<<<<

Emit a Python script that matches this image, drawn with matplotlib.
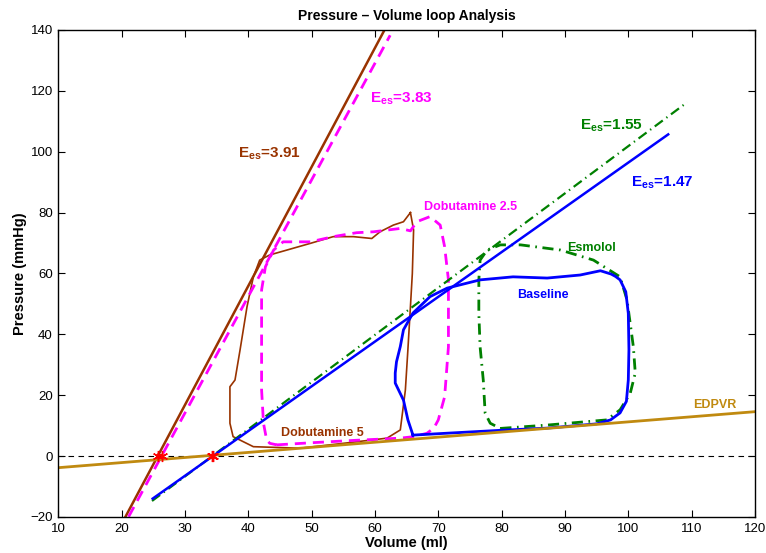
import matplotlib
matplotlib.use("Agg")
import matplotlib.pyplot as plt

plt.rcParams['font.family'] = ['Liberation Sans', 'DejaVu Sans']
plt.rcParams['mathtext.fontset'] = 'custom'
plt.rcParams['mathtext.rm'] = 'Liberation Sans'
plt.rcParams['mathtext.bf'] = 'Liberation Sans:bold'
plt.rcParams['lines.solid_joinstyle'] = 'round'
plt.rcParams['lines.dash_joinstyle'] = 'round'

# end-systolic elastance lines: slope, intercept volume, volume range
es_names = ['Dobutamine 5', 'Dobutamine 2.5', 'Esmolol', 'Baseline']
es_vals = [3.91, 3.83, 1.55, 1.47]
es_v0 = [25.7, 26.3, 34.3, 34.4]
es_vmin = [20.6, 21.1, 24.8, 24.9]
es_vmax = [61.5, 62.4, 109.3, 106.3]

# end-diastolic pressure-volume relation
edpvr_v = [10, 120]
edpvr_p = [-3.8, 14.6]

# pressure-volume loops
base_v = [66.0, 72.0, 80.0, 87.2, 95.0, 97.2, 98.7, 99.7, 100.0, 100.1, 100.0,
          99.6, 98.7, 98.0, 97.3, 95.6, 92.4, 87.2, 81.8, 76.6, 71.4, 68.7,
          66.0, 64.5, 64.0, 63.4, 63.2, 63.2, 64.5, 65.2, 66.0]
base_p = [6.9, 7.6, 8.5, 9.2, 10.6, 11.9, 14.2, 18.0, 25.0, 35.0, 46.9,
          54.0, 57.9, 59.0, 59.8, 60.9, 59.5, 58.5, 58.9, 57.9, 55.2, 52.4,
          47.0, 41.5, 36.0, 31.0, 27.3, 24.0, 18.4, 11.9, 6.9]

esm_v = [79.8, 87.2, 96.6, 98.7, 100.3, 101.1, 100.8, 99.8, 98.7, 94.5, 89.3,
         83.0, 79.8, 77.7, 76.6, 76.4, 76.4, 76.6, 77.1, 77.4, 78.2, 79.8]
esm_p = [9.1, 10.2, 11.9, 15.2, 20.6, 27.3, 35.9, 51.3, 58.9, 64.4, 67.7,
         69.4, 69.4, 67.7, 64.4, 57.9, 46.9, 35.9, 25.0, 14.1, 10.8, 9.1]

dob25_v = [44.5, 50.0, 57.0, 64.0, 66.1, 68.2, 69.3, 70.0, 71.0, 71.6, 71.6,
           71.0, 70.3, 68.7, 66.6, 65.6, 64.0, 59.8, 57.1, 53.4, 49.8, 45.5,
           44.0, 42.7, 42.1, 42.1, 42.4, 42.9, 43.4, 44.5]
dob25_p = [3.7, 4.4, 5.2, 5.9, 6.4, 7.5, 9.2, 11.9, 19.5, 35.9, 57.9,
           68.8, 75.9, 78.7, 77.0, 74.0, 74.8, 73.7, 73.4, 72.1, 70.4, 70.4,
           67.7, 62.2, 54.6, 21.7, 10.8, 5.3, 4.2, 3.7]

dob5_v = [65.6, 66.1, 65.9, 65.6, 65.2, 64.8, 64.0, 61.9, 55.0, 48.2, 40.8,
          37.6, 37.1, 37.1, 37.9, 38.7, 39.8, 40.8, 41.8, 43.4, 46.1, 49.8,
          53.4, 56.6, 59.5, 60.8, 62.9, 64.5, 65.6]
dob5_p = [80.0, 74.3, 60.0, 49.1, 35.0, 21.7, 8.6, 5.9, 4.2, 2.6, 3.1,
          6.4, 10.8, 22.8, 25.0, 34.9, 49.1, 58.9, 64.4, 66.1, 67.7, 69.9,
          72.1, 72.1, 71.5, 73.7, 75.9, 77.0, 80.0]

brown = '#993300'
gold = '#C08A10'
magenta = '#FF00FF'
green = '#008000'
blue = '#0000FF'

fig = plt.figure(figsize=(7.66, 5.53), dpi=100)
ax = fig.add_axes([0.0761, 0.0651, 0.9095, 0.8807])

# zero pressure reference
ax.axhline(0, color='black', lw=0.8, dashes=(5, 4))

# loops
ax.plot(dob5_v, dob5_p, color=brown, lw=1.2)
ax.plot(dob25_v, dob25_p, color=magenta, lw=2, dashes=(4, 2.5))
ax.plot(esm_v, esm_p, color=green, lw=2, dashes=(4, 2, 0.6, 2))
ax.plot(base_v, base_p, color=blue, lw=2)

# ESPVR lines
line_styles = [
    dict(color=brown, lw=1.8),
    dict(color=magenta, lw=2, dashes=(4, 2.5)),
    dict(color=green, lw=1.6, dashes=(4.5, 2, 0.6, 2)),
    dict(color=blue, lw=1.8),
]
for es, v0, vmin, vmax, st in zip(es_vals, es_v0, es_vmin, es_vmax, line_styles):
    vv = [vmin, vmax]
    pp = [es * (v - v0) for v in vv]
    ax.plot(vv, pp, **st)

ax.plot(edpvr_v, edpvr_p, color=gold, lw=2)

# V0 markers
ax.plot(es_v0, [0] * len(es_v0), linestyle='none', marker=(6, 2, 0),
        color='red', markersize=8, markeredgewidth=1)

# elastance labels
es_label_pos = [(38.4, 98.2), (59.2, 116.4), (92.4, 107.4), (100.4, 88.7)]
es_colors = [brown, magenta, green, blue]
for es, (x, y), c in zip(es_vals, es_label_pos, es_colors):
    ax.text(x, y, r'$\mathbf{E}_{\mathbf{es}}$' + '=%.2f' % es, color=c,
            fontsize=11, fontweight='bold', va='baseline', ha='left')

ax.text(67.8, 80.9, 'Dobutamine 2.5', color=magenta, fontsize=9,
        fontweight='bold', va='baseline')
ax.text(90.4, 67.4, 'Esmolol', color=green, fontsize=9,
        fontweight='bold', va='baseline')
ax.text(82.4, 51.8, 'Baseline', color=blue, fontsize=9,
        fontweight='bold', va='baseline')
ax.text(45.2, 6.7, 'Dobutamine 5', color=brown, fontsize=9,
        fontweight='bold', va='baseline')
ax.text(110.3, 15.7, 'EDPVR', color=gold, fontsize=9,
        fontweight='bold', va='baseline')

ax.set_xlim(10, 120)
ax.set_ylim(-20, 140)
ax.set_xticks(range(10, 121, 10))
ax.set_yticks(range(-20, 141, 20))
ax.tick_params(direction='in', top=True, right=True, length=5,
               labelsize=9.5, pad=4)
for s in ax.spines.values():
    s.set_linewidth(1.0)

ax.set_xlabel('Volume (ml)', fontsize=10.5, fontweight='bold', labelpad=1)
ax.set_ylabel('Pressure (mmHg)', fontsize=10.5, fontweight='bold', labelpad=2)
ax.set_title('Pressure \u2013 Volume loop Analysis', fontsize=10,
             fontweight='bold', pad=7)

fig.savefig('out.png', dpi=100)
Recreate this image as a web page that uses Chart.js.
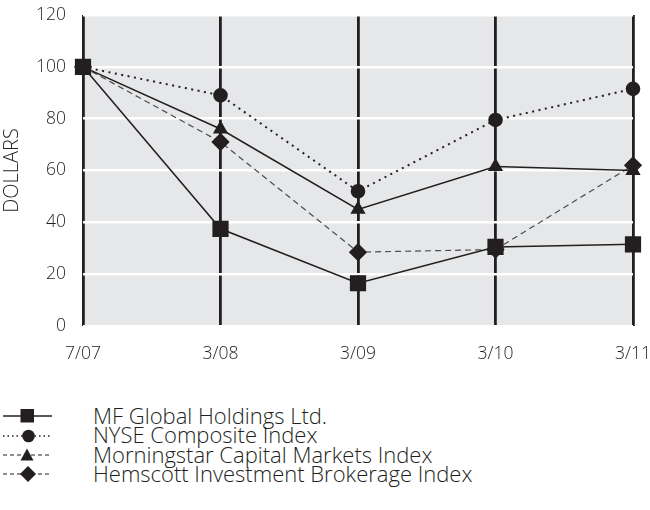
<!DOCTYPE html>
<html>
<head>
<meta charset="utf-8">
<script src="https://cdn.jsdelivr.net/npm/chart.js@4"></script>
<style>
  body { margin: 0; background: #fff; font-family: "Open Sans", Lato, sans-serif; color: #231f20; }
  #wrap { position: relative; width: 650px; height: 365px; }
  #legend { position: absolute; left: 0; top: 406px; }
  .item { height: 19.4px; display: flex; align-items: center; font-size: 22px; line-height: 19.4px; font-weight: 300; }
  .item svg { width: 56px; height: 19px; margin-right: 37px; flex: none; }
</style>
</head>
<body>
<div id="wrap"><canvas id="chart" width="650" height="365"></canvas></div>
<div id="legend"></div>
<script>
const periods = ['7/07', '3/08', '3/09', '3/10', '3/11'];
const seriesNames = ['MF Global Holdings Ltd.', 'NYSE Composite Index', 'Morningstar Capital Markets Index', 'Hemscott Investment Brokerage Index'];
const mfGlobal = [100, 37.5, 16.5, 30.5, 31.5];
const nyseComposite = [100, 89, 52, 79.5, 91.5];
const morningstar = [100, 76, 45, 61.5, 60];
const hemscott = [100, 71, 28.5, 29.5, 62];
const yTicks = [0, 20, 40, 60, 80, 100, 120];

const ink = '#231f20';
const font = { family: 'Open Sans', size: 17.5, weight: '300' };

// grey plot background
const plotBg = {
    id: 'plotBg',
    beforeDraw(chart) {
        const a = chart.chartArea;
        const ctx = chart.ctx;
        ctx.save();
        ctx.fillStyle = '#e6e7e8';
        ctx.fillRect(a.left, a.top, a.right - a.left, a.bottom - a.top);
        ctx.restore();
    }
};

const ctx = document.getElementById('chart').getContext('2d');
const chart = new Chart(ctx, {
    type: 'line',
    data: {
        labels: periods,
        datasets: [
            { label: seriesNames[0], data: mfGlobal, borderColor: ink, borderWidth: 1.5,
              pointStyle: 'rect', pointRadius: 10.4, backgroundColor: ink },
            { label: seriesNames[1], data: nyseComposite, borderColor: ink, borderWidth: 2, borderDash: [2, 4.5],
              pointStyle: 'circle', pointRadius: 6.3, backgroundColor: ink },
            { label: seriesNames[2], data: morningstar, borderColor: ink, borderWidth: 1.5,
              pointStyle: 'triangle', pointRadius: 7.3, backgroundColor: ink },
            { label: seriesNames[3], data: hemscott, borderColor: '#4d4d4f', borderWidth: 1.2, borderDash: [6, 4],
              pointStyle: 'rectRot', pointRadius: 8.3, backgroundColor: ink, pointBorderColor: ink }
        ]
    },
    options: {
        responsive: false,
        animation: false,
        layout: { padding: { top: 15, right: 17, left: 0, bottom: 0 } },
        plugins: { legend: { display: false }, tooltip: { enabled: false } },
        elements: { line: { tension: 0 }, point: { borderWidth: 0 } },
        scales: {
            x: {
                offset: false,
                grid: { color: ink, lineWidth: 2.8, drawTicks: false },
                border: { display: false },
                ticks: { color: ink, font: font, padding: 18, maxRotation: 0 },
                afterFit(s) { s.height = 39; s.paddingLeft = 0; s.paddingRight = 0; }
            },
            y: {
                min: 0, max: 120,
                afterBuildTicks(s) { s.ticks = yTicks.map(v => ({ value: v })); },
                grid: { color: '#ffffff', lineWidth: 2.5, drawTicks: false },
                border: { display: false },
                ticks: { color: ink, font: font, padding: 17 },
                title: { display: true, text: 'DOLLARS', color: ink, font: { family: 'Open Sans', size: 20, weight: '300' }, padding: 0 },
                afterFit(s) { s.width = 83; s.paddingTop = 0; s.paddingBottom = 0; }
            }
        }
    },
    plugins: [plotBg]
});

// legend built from the dataset styles
const marks = [
    '<rect x="20.5" y="3" width="13.5" height="13.5" fill="' + ink + '"/>',
    '<circle cx="28.5" cy="10" r="6.3" fill="' + ink + '"/>',
    '<polygon points="27,3.5 33.5,15.5 20.5,15.5" fill="' + ink + '"/>',
    '<polygon points="28,2 36,10 28,18 20,10" fill="' + ink + '"/>'
];
const strokes = [
    'stroke-width="1.5"',
    'stroke-width="1.5" stroke-dasharray="1.5 3"',
    'stroke-width="1" stroke-dasharray="4 3"',
    'stroke-width="1" stroke-dasharray="4 3"'
];
const legend = document.getElementById('legend');
seriesNames.forEach((name, i) => {
    const div = document.createElement('div');
    div.className = 'item';
    div.innerHTML = '<svg viewBox="0 0 56 19"><line x1="3" y1="10" x2="52" y2="10" stroke="' + ink + '" ' + strokes[i] + '/>' +
        marks[i] + '</svg><span>' + name + '</span>';
    legend.appendChild(div);
});
</script>
</body>
</html>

>>>>

> _Do this_
Which lines above hold the word "script"? Copy each of them.

> _Exercise response_
Emit a Python script that matches this image, drawn with matplotlib.
<script src="https://cdn.jsdelivr.net/npm/chart.js@4"></script>
<script>
</script>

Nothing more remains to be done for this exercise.